## Exercise requirements
Below are the records. Retype, exactly, the lines from the first through the line with "labelspacing=1.05, handletextpad=0.2)", and leave out the pictures.
____ Information given
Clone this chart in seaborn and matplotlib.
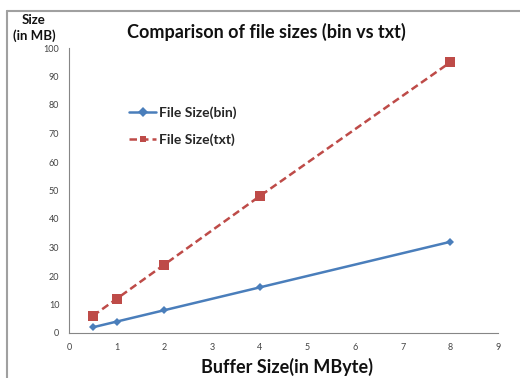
import matplotlib
matplotlib.use("Agg")
import matplotlib.pyplot as plt
import seaborn as sns
import pandas as pd
from matplotlib.lines import Line2D

buffer_sizes = [0.5, 1, 2, 4, 8]
size_bin = [2, 4, 8, 16, 32]
size_txt = [6, 12, 24, 48, 95]
series_names = ["File Size(bin)", "File Size(txt)"]
x_ticks = list(range(0, 10))
y_ticks = list(range(0, 101, 10))

sns.set_theme(style="white")
plt.rcParams['font.family'] = ['Lato', 'DejaVu Sans']

df = pd.DataFrame({
    "buffer": buffer_sizes * 2,
    "size": size_bin + size_txt,
    "series": [series_names[0]] * len(size_bin) + [series_names[1]] * len(size_txt),
})

fig = plt.figure(figsize=(5.2, 3.78), dpi=100)
ax = fig.add_axes([69/520, 1-333/378, (498-69)/520, (333-48)/378])

blue = "#4A7EBB"
red = "#BE4B48"
sns.lineplot(data=df, x="buffer", y="size", hue="series", style="series",
             palette=[blue, red], markers=["D", "s"], dashes=[(None, None), (3, 1.6)],
             markersize=5, linewidth=1.8, ax=ax, legend=True)
for l in ax.lines:
    l.set_markeredgewidth(0)
ax.lines[0].set_markersize(4.5)
ax.lines[1].set_markersize(6.5)

ax.set_xlim(0, 9)
ax.set_ylim(0, 100)
ax.set_xticks(x_ticks)
ax.set_yticks(y_ticks)
ax.tick_params(axis="both", labelsize=6.5, colors="#868686",
               length=3, width=0.8, direction="out", pad=4)
ax.tick_params(axis="both", labelcolor="#444444")
for s in ["top", "right"]:
    ax.spines[s].set_visible(False)
for s in ["left", "bottom"]:
    ax.spines[s].set_color("#868686")
    ax.spines[s].set_linewidth(0.8)
ax.set_xlabel("")
ax.set_ylabel("")

leg = ax.legend(loc="upper left", bbox_to_anchor=(0.11, 0.84), frameon=False,
                prop={"weight": "bold", "size": 10}, handlelength=2.0,
                labelspacing=1.05, handletextpad=0.2)

fig.text(266/520, 1-32/378, "Comparison of file sizes (bin vs txt)",
         ha="center", va="center", fontsize=13, fontweight="bold", color="#111111")
fig.text(34/520, 1-28/378, "Size\n(in MB)", ha="center", va="center",
         fontsize=9.5, fontweight="bold", color="#111111", linespacing=1.25)
fig.text(287/520, 1-367/378, "Buffer Size(in MByte)", ha="center", va="center",
         fontsize=13, fontweight="bold", color="#111111")

fig.add_artist(Line2D([7/520, 7/520], [0, 1-11/378], transform=fig.transFigure,
                      color="#A0A0A0", linewidth=1.5))
fig.add_artist(Line2D([7/520, 1], [1-11/378, 1-11/378], transform=fig.transFigure,
                      color="#A0A0A0", linewidth=1.5))

fig.savefig("out.png", dpi=100)
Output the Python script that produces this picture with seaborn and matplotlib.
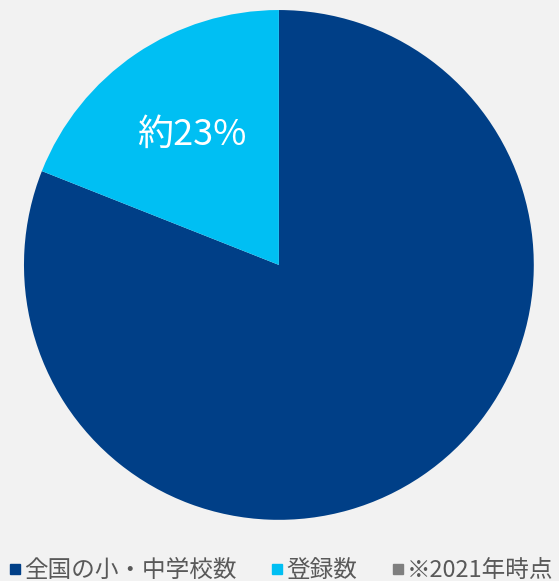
________
## Result for this task
Clone this chart in seaborn and matplotlib.
import matplotlib
matplotlib.use("Agg")
import matplotlib.pyplot as plt
import seaborn as sns
import pandas as pd
from matplotlib.lines import Line2D

buffer_sizes = [0.5, 1, 2, 4, 8]
size_bin = [2, 4, 8, 16, 32]
size_txt = [6, 12, 24, 48, 95]
series_names = ["File Size(bin)", "File Size(txt)"]
x_ticks = list(range(0, 10))
y_ticks = list(range(0, 101, 10))

sns.set_theme(style="white")
plt.rcParams['font.family'] = ['Lato', 'DejaVu Sans']

df = pd.DataFrame({
    "buffer": buffer_sizes * 2,
    "size": size_bin + size_txt,
    "series": [series_names[0]] * len(size_bin) + [series_names[1]] * len(size_txt),
})

fig = plt.figure(figsize=(5.2, 3.78), dpi=100)
ax = fig.add_axes([69/520, 1-333/378, (498-69)/520, (333-48)/378])

blue = "#4A7EBB"
red = "#BE4B48"
sns.lineplot(data=df, x="buffer", y="size", hue="series", style="series",
             palette=[blue, red], markers=["D", "s"], dashes=[(None, None), (3, 1.6)],
             markersize=5, linewidth=1.8, ax=ax, legend=True)
for l in ax.lines:
    l.set_markeredgewidth(0)
ax.lines[0].set_markersize(4.5)
ax.lines[1].set_markersize(6.5)

ax.set_xlim(0, 9)
ax.set_ylim(0, 100)
ax.set_xticks(x_ticks)
ax.set_yticks(y_ticks)
ax.tick_params(axis="both", labelsize=6.5, colors="#868686",
               length=3, width=0.8, direction="out", pad=4)
ax.tick_params(axis="both", labelcolor="#444444")
for s in ["top", "right"]:
    ax.spines[s].set_visible(False)
for s in ["left", "bottom"]:
    ax.spines[s].set_color("#868686")
    ax.spines[s].set_linewidth(0.8)
ax.set_xlabel("")
ax.set_ylabel("")

leg = ax.legend(loc="upper left", bbox_to_anchor=(0.11, 0.84), frameon=False,
                prop={"weight": "bold", "size": 10}, handlelength=2.0,
                labelspacing=1.05, handletextpad=0.2)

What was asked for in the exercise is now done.